Probably in an attempt to cater to those affected by the Diablo craze of the time, BioWare decided to reduce most of what made their previous RPGs enjoyable - exploration, side quests, moral decisions, etc. - and concentrated on combat. Everything in Neverwinter Nights is smaller, blander, and much more shallow than what we have seen in Baldur's Gate games. There is little sense of adventure, and surprisingly little to do in general. You basically follow the main quest in one prescribed fashion, and that's it. The complex world full of characters, quests and decisions has disappeared almost without trace.
The laziness in design is evident in everything, starting with the thin, straightforward main story and ending with the abundance of "twins" (same character portraits are liberally used for completely different people). Even in the graphical front, I consider Neverwinter Nights a letdown. The 3D of the game is purely cosmetic; it brings nothing substantial that would enhance the gameplay beyond the previous isometric experiences. While the graphics are technically good, they lack the artistry of the company's preceding creations. Textures tend to be repetitive, and brown-yellow color palette is overused (again, Quake comes to mind). There is something artificial, mechanical in the way the game looks - perhaps not so surprisingly, considering the fact it consists of tiles, presumably with the goal of making it easier for the players to design their own maps. In fact, the whole game does feel like a halfway competent, yet uninspired mod.

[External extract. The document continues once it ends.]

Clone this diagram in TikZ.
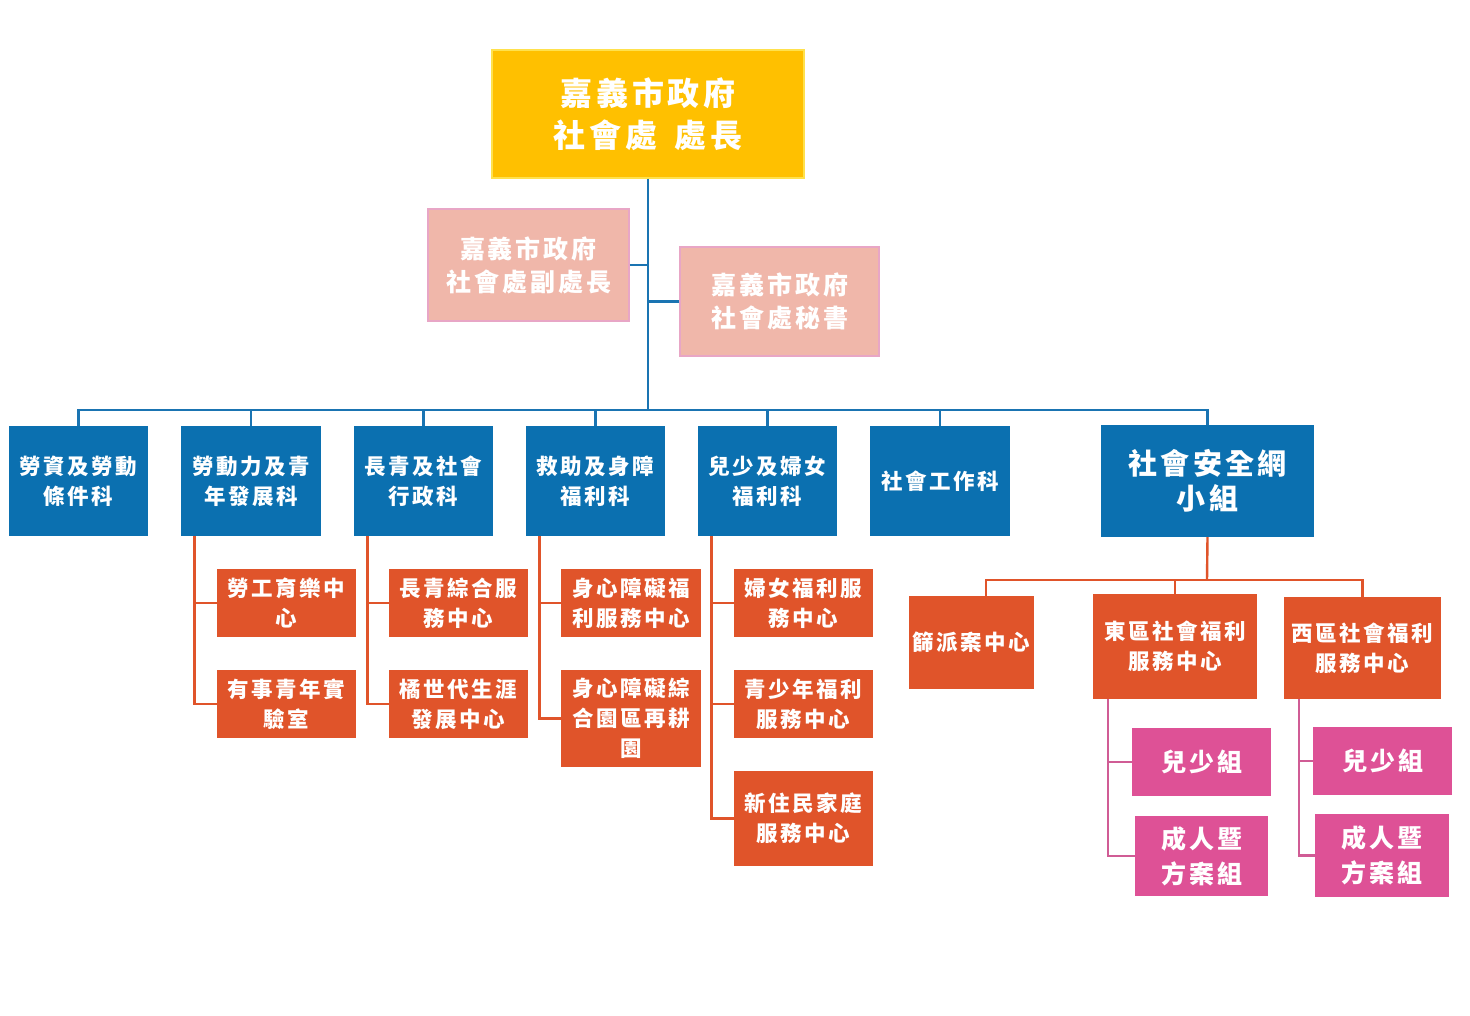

However, if you asked me to choose one flaw that contributes most to the game's downfall, I'd answer without hesitation: the absence of a party. This is a fatal error that ruins the game, making me wonder how could it happen that the very same company that revived party-based combat for modern RPGs could overlook it. You don't need to be a RPG expert to understand the simple fact: turn-based combat (whether in its pure form or in BioWare's trademark "real-time with pause" incarnation) doesn't work without a party. It turns into a snore-inducing experience devoid of strategy and satisfaction. I still cannot fathom how these experienced designers released a combat-oriented game in which combat lacks the basic ingredient that would make it enjoyable.
The new shiny third edition rules become useless when you realize they only apply to one single character. You can't replay a game twenty times just to try out every single class and ability combination for the protagonist; moreover, it is pointless because AD&D was designed with a party in mind, where coordinated attacks are the meet and potatoes of combat. What's the point of playing as a lonely fighter, cleric, or mage, if you cannot control anyone who would complement your skills? Yes, you can hire henchmen, but they are pitiful substitutes to real party members, both in characterization and from the gameplay point of view. Like in Fallout, they cannot be controlled; much worse is the fact you cannot have more than one at the same time. Needless to say it becomes impossible to draw any satisfaction from this crippled combat. Even the monotonous clicking of Diablo was more rewarding, since action-based battles sit well with the "no party" policy.